8.3 Any liability beyond this shall be precluded without regard to the legal nature of the claim lodged; this shall apply in particular to claims in tort, or to claims for reimbursement of expenses incurred in vain in lieu of performance.

8.4 Where our liability has been precluded or limited, this preclusion or limitation shall extend to the personal liability of our salaried staff, employees, representatives and agents as well.

9. Concluding provisions

9.1. If the Customer is a businessperson, a legal person under public law or a special fund under public law, then any claims arising out of or in consequence of this contract shall be adjudicated exclusively before a competent court having jurisdiction in the place of our registered office. This shall also apply to persons who do not have a general legal venue in Germany, or to persons who have moved their place of residence or of habitual residence outside Germany at a time subsequent to the date on which contract was concluded, or whose place of residence or of habitual residence is not known at the time of the complaint.

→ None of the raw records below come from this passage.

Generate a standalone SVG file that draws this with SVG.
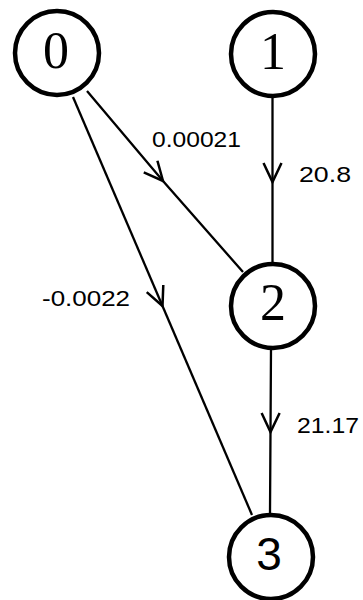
<svg xmlns="http://www.w3.org/2000/svg" width="363" height="600" viewBox="0 0 363 600">
<style>
.node{fill:none;stroke:#000;stroke-width:4.5}
.edge{fill:none;stroke:#000;stroke-width:2.3;marker-mid:url(#v)}
.nl{font-family:"Liberation Serif",serif;font-size:52px;text-anchor:middle;fill:#000}
.nls{font-family:"Liberation Sans",sans-serif;font-size:46px;text-anchor:middle;fill:#000}
.el{font-family:"Liberation Sans",sans-serif;font-size:22.5px;fill:#000}
</style>
<defs>
<marker id="v" markerUnits="userSpaceOnUse" markerWidth="40" markerHeight="40" refX="20" refY="20" orient="auto" viewBox="0 0 40 40" overflow="visible">
<path d="M1,11 L20,20 L1,29" fill="none" stroke="#000" stroke-width="2.5"/>
</marker>
</defs>
<g id="edges">
<path class="edge" d="M87,91 L163,181 L243,272"/>
<path class="edge" d="M73,97 L162.5,306 L252,515"/>
<path class="edge" d="M272.5,96 L272.5,182 L272.5,264"/>
<path class="edge" d="M271,348 L270.5,432 L270,513"/>
<text class="el" x="152" y="147" textLength="89" lengthAdjust="spacingAndGlyphs">0.00021</text>
<text class="el" x="299" y="182" textLength="52" lengthAdjust="spacingAndGlyphs">20.8</text>
<text class="el" x="42" y="306" textLength="88" lengthAdjust="spacingAndGlyphs">-0.0022</text>
<text class="el" x="297" y="433" textLength="62" lengthAdjust="spacingAndGlyphs">21.17</text>
</g>
<g id="node0"><circle class="node" cx="57" cy="53" r="42"/><text class="nl" x="56" y="68">0</text></g>
<g id="node1"><circle class="node" cx="273" cy="54" r="42"/><text class="nl" x="273" y="69">1</text></g>
<g id="node2"><circle class="node" cx="273" cy="306" r="42"/><text class="nl" x="273" y="320">2</text></g>
<g id="node3"><circle class="node" cx="271" cy="557" r="42"/><text class="nls" x="269" y="570">3</text></g>
</svg>
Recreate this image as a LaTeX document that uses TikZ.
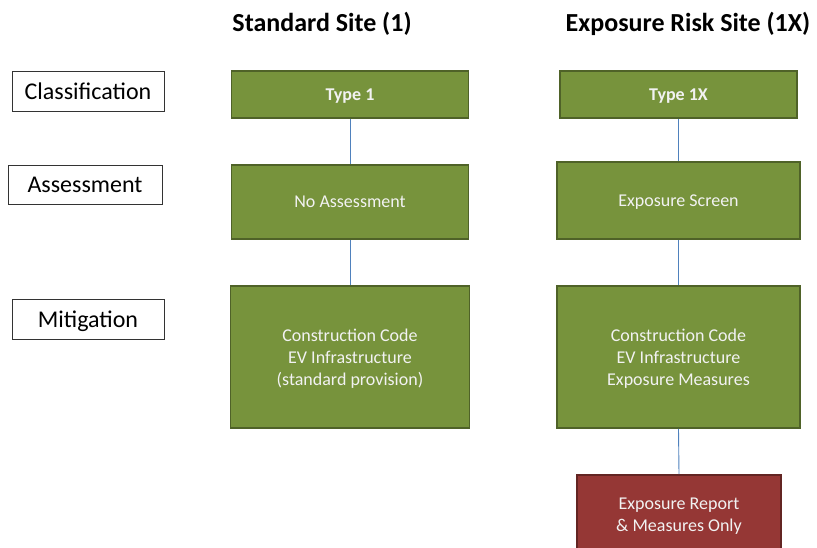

9.2. Moreover, disputes arising out of a contractual relationship, and concerning the existence of said relationship shall be adjudicated before a court siting in the place in which the obligation under dispute is to be fulfilled, or in which the Customer has its registered office or place of habitual residence.

9.3. The Seller is neither willing nor legally obliged to participate in an alternative form of dispute-resolution procedure before a consumer-arbitration body (AS proceedings). 

9.4. If the Buyer wishes to avail itself of the European Union’s online dispute-resolution procedure (OS proceedings), it has the opportunity to complete a complaint form in its respective national language at the OS Platform of the EU, which can be found at the Internet address The Seller’s e-mail address is:

9.5. If a provision of these General Terms and Conditions should prove invalid, this fact shall not impinge upon the validity of the remaining provisions hereof.